Dans à un environnement assombri par les pressions déflationnistes en zone euro et les tensions géopolitiques, la dette allemande a bénéficié à plein de son statut de valeur refuge, inscrivant mardi un record historique.
Vers 10H00 (08H00 GMT), le taux d'emprunt à 10 ans de l'Allemagne ou Bund, qui sert de référence à l'ensemble du marché obligataire, a ainsi atteint un point bas de 1,119%, dépassant son précédent record de juin 2012 (1,127%).
Sur le marché de la dette, les taux évoluent en sens inverse de la demande, c'est-à-dire que plus les dettes sont recherchées, plus leur taux baisse, offrant ainsi aux États des conditions de financements de plus en plus attractives.
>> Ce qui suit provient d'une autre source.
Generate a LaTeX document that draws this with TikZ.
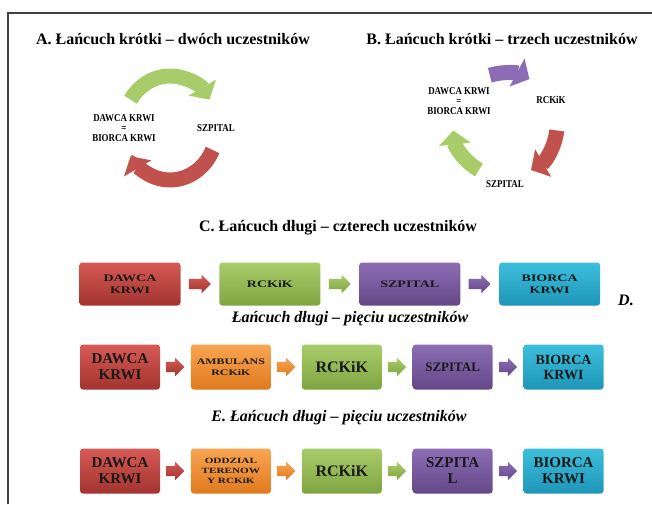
\documentclass[tikz,border=0pt]{standalone}
\usepackage{fontspec}
\setmainfont{Liberation Serif}
\newfontfamily\widefont[FakeStretch=1.4]{Liberation Serif}
\newfontfamily\narrowfont[FakeStretch=0.85]{Liberation Serif}
\usetikzlibrary{positioning,shapes.arrows,arrows.meta}

\definecolor{redtop}{HTML}{D65A55}
\definecolor{redbot}{HTML}{A2332F}
\definecolor{greentop}{HTML}{A9CC6B}
\definecolor{greenbot}{HTML}{7FA541}
\definecolor{purpletop}{HTML}{8C6DB5}
\definecolor{purplebot}{HTML}{644887}
\definecolor{cyantop}{HTML}{3DBEDD}
\definecolor{cyanbot}{HTML}{1E96B8}
\definecolor{orangetop}{HTML}{F9A552}
\definecolor{orangebot}{HTML}{E07A1E}

\begin{document}
\begin{tikzpicture}[x=1pt,y=-1pt,
  title/.style={font=\bfseries\fontsize{16}{18}\selectfont},
  ititle/.style={font=\bfseries\itshape\fontsize{16}{18}\selectfont},
  ringtext/.style={font=\narrowfont\bfseries\fontsize{10.5}{10}\selectfont,align=center,inner sep=1pt},
  ring/.style={line width=15pt,-{Triangle[length=14pt,width=31pt]}},
  box/.style={rounded corners=3pt,align=center,inner sep=1pt,text=black!90,
    minimum width=80pt,minimum height=45pt,font=\bfseries\fontsize{15}{16}\selectfont},
  bigbox/.style={box,minimum width=101pt,minimum height=43pt,font=\widefont\bfseries\fontsize{10}{12}\selectfont},
  smalltext/.style={font=\widefont\bfseries\fontsize{8.5}{11}\selectfont},
  redfill/.style={top color=redtop,bottom color=redbot},
  greenfill/.style={top color=greentop,bottom color=greenbot},
  purplefill/.style={top color=purpletop,bottom color=purplebot},
  cyanfill/.style={top color=cyantop,bottom color=cyanbot},
  orangefill/.style={top color=orangetop,bottom color=orangebot},
  link/.style={single arrow,single arrow head extend=4pt,inner xsep=0pt,inner ysep=5pt,
    minimum height=18pt},
  biglink/.style={link,minimum height=22pt}]
\useasboundingbox (0,0) rectangle (652,504);
\draw[line width=1.2pt,black!75] (8,504) -- (8,13) -- (652,13);

% A. short chain, two participants
\node[title] (ta) at (173,39) {A. Łańcuch krótki – dwóch uczestników};
\coordinate (ca) at (170,128);
\draw[ring,greentop] (ca) ++(-147:47 and 52) arc[start angle=-147,end angle=-33,x radius=47,y radius=52];
\draw[ring,redtop!90!black] (ca) ++(25:47 and 52) arc[start angle=25,end angle=147,x radius=47,y radius=52];
\node[ringtext] (a1) at (124,128) {DAWCA KRWI\\=\\BIORCA KRWI};
\node[ringtext] (a2) at (216,128) {SZPITAL};

% B. short chain, three participants
\node[title] (tb) at (502,39) {B. Łańcuch krótki – trzech uczestników};
\coordinate (cb) at (505,125);
\draw[ring,purpletop] (cb) ++(-107:52) arc[start angle=-107,end angle=-62,radius=52];
\draw[ring,redtop!90!black] (cb) ++(6:52) arc[start angle=6,end angle=60,radius=52];
\draw[ring,greentop] (cb) ++(120:52) arc[start angle=120,end angle=174,radius=52];
\node[ringtext] (b1) at (459,101) {DAWCA KRWI\\=\\BIORCA KRWI};
\node[ringtext] (b2) at (551,100) {RCKiK};
\node[ringtext] (b3) at (505,184) {SZPITAL};

% C. long chain, four participants
\node[title] (tc) at (338,228) {C. Łańcuch długi – czterech uczestników};
\node[bigbox,redfill] (c1) at (130,284) {DAWCA\\KRWI};
\node[biglink,redfill,right=8pt of c1] (cl1) {};
\node[bigbox,greenfill,right=8pt of cl1] (c2) {RCKiK};
\node[biglink,greenfill,right=8pt of c2] (cl2) {};
\node[bigbox,purplefill,right=8pt of cl2] (c3) {SZPITAL};
\node[biglink,purplefill,right=8pt of c3] (cl3) {};
\node[bigbox,cyanfill,right=8pt of cl3] (c4) {BIORCA\\KRWI};

% D. long chain, five participants
\node[ititle] (dl) at (626,300) {D.};
\node[ititle] (td) at (350,319) {Łańcuch długi – pięciu uczestników};
\node[box,redfill] (d1) at (120,367) {DAWCA\\KRWI};
\node[link,redfill,right=6pt of d1] (dl1) {};
\node[box,orangefill,smalltext,right=6pt of dl1] (d2) {AMBULANS\\RCKiK};
\node[link,orangefill,right=6pt of d2] (dl2) {};
\node[box,greenfill,right=6pt of dl2,font=\bfseries\fontsize{16}{17}\selectfont] (d3) {RCKiK};
\node[link,greenfill,right=6pt of d3] (dl3) {};
\node[box,purplefill,right=6pt of dl3,font=\bfseries\fontsize{13}{15}\selectfont] (d4) {SZPITAL};
\node[link,purplefill,right=6pt of d4] (dl4) {};
\node[box,cyanfill,right=6pt of dl4,font=\bfseries\fontsize{14}{15}\selectfont] (d5) {BIORCA\\KRWI};

% E. long chain, five participants
\node[ititle] (te) at (339,418) {E. Łańcuch długi – pięciu uczestników};
\node[box,redfill] (e1) at (120,471) {DAWCA\\KRWI};
\node[link,redfill,right=6pt of e1] (el1) {};
\node[box,orangefill,smalltext,right=6pt of el1,font=\widefont\bfseries\fontsize{8}{10}\selectfont] (e2) {ODDZIAL\\TERENOW\\Y RCKiK};
\node[link,orangefill,right=6pt of e2] (el2) {};
\node[box,greenfill,right=6pt of el2,font=\bfseries\fontsize{16}{17}\selectfont] (e3) {RCKiK};
\node[link,greenfill,right=6pt of e3] (el3) {};
\node[box,purplefill,right=6pt of el3] (e4) {SZPITA\\L};
\node[link,purplefill,right=6pt of e4] (el4) {};
\node[box,cyanfill,right=6pt of el4] (e5) {BIORCA\\KRWI};
\end{tikzpicture}
\end{document}
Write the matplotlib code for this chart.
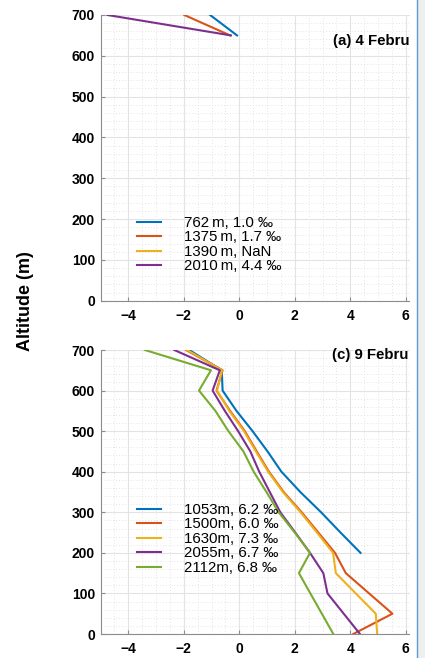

Les investisseurs acceptent pour leur part une rémunération moindre en échange de la sécurité de leur placement.
Les nombreuses perturbations géopolitiques actuelles, en particulier en Ukraine après le crash de l'avion de ligne de la Malaysia Airlines, ont largement favorisé le repli des investisseurs vers le marché obligataire ces dernières semaines.
L'Allemagne n'a d'ailleurs pas été la seule à bénéficier de ce mouvement, la détente ayant été marquée pour la plupart des grandes économies de la zone qui ont déjà plusieurs fois amélioré leurs records récemment.
Dans le sillage de l'Allemagne, le taux d'emprunt à dix ans de la France a d'ailleurs amélioré de nouveau le sien, à 1,511%, tout comme l'Espagne à 2,463% et l'Italie à 2,634%.
A 12H30 (10H30 GMT), le taux allemand évoluait à 1,120% contre 1,148% la veille sur le marché secondaire où s'échange la dette déjà émise. Celui de la France s'établissait à 1,513% (contre 1,543%), celui de l'Italie à 2,635% (contre 2,674%) et celui de l'Espagne à 2,464% (contre 2,494%)
Le niveau extrêmement bas du Bund en faisait logiquement l'un des records les plus difficiles à atteindre.
"C'était le plus dur à atteindre, car ses niveaux de valorisation sont tout sauf attractifs", résume Cyril Regnat, un stratégiste obligataire de Natixis.
Cependant, ce contexte n'explique pas à lui seul, cette baisse quasiment continu des taux d'emprunts en zone euro.
- 'Proche d'un point de retournement' -
"Le contexte géopolitique ne favorise pas la prise de risque" mais "les volumes d'échanges sont extrêmement faibles, donc il suffit de peu de choses pour que ça bouge", souligne en préambule Patrick Jacq, un stratégiste obligataire de BNP Paribas.
Outre "la fébrilité des marchés actions en pleine saison des résultats", "il y a également des facteurs fondamentaux qui favorisent le marché obligataire", poursuit-il.
"La perspective du lancement" par la Banque centrale européenne (BCE) en septembre et décembre deux prêts ciblés de quatre ans aux banques de la zone euro, baptisés TLTRO, "maintient des bonnes conditions de liquidités" et "favorise également le financement de positions sur des maturités plus longues", complète-t-il.
Par ailleurs "la situation inflationniste n'est pas favorable à une remontée des taux" en zone euro, estime-t-il en soulignant que les investisseurs "attendent des statistiques en la matière demain avec le risque de nouvelles pressions déflationnistes".
"L'actualité géopolitique est assez dense, mais le niveau d'aversion au risque n'est pas extrême non plus", observe M. Regnat qui insiste également sur la faiblesse des flux en période estivale.
Selon lui, "d'un point de vue macroéconomique aujourd'hui, mis à part le niveau de l'inflation, il n'y a pas d'élément qui justifient un Bund aussi bas, (ce sont) plus les actions de la BCE qui le justifient" et notamment la perspective du TLTRO.
"Certes le Bund est très bas, mais il végète depuis un bon moment sur cette tendance", développe-t-il. Pour le stratégiste, le marché est même "plus proche d'un point de retournement qu'au milieu d'une tendance", car "les fondamentaux macroéconomiques plaident plutôt en faveur de rendements obligataires supérieurs en seconde partie d'année".
Comme le notent les deux experts, la détente des taux pourraient être freinée dès la fin de cette semaine, avec l'importante série de publications statistiques attendue aux États-Unis et l'issue de la réunion de la Réserve fédérale américaine, qui, en confirmant la reprise de l'économie américaine, rendrait les dettes moins attractives.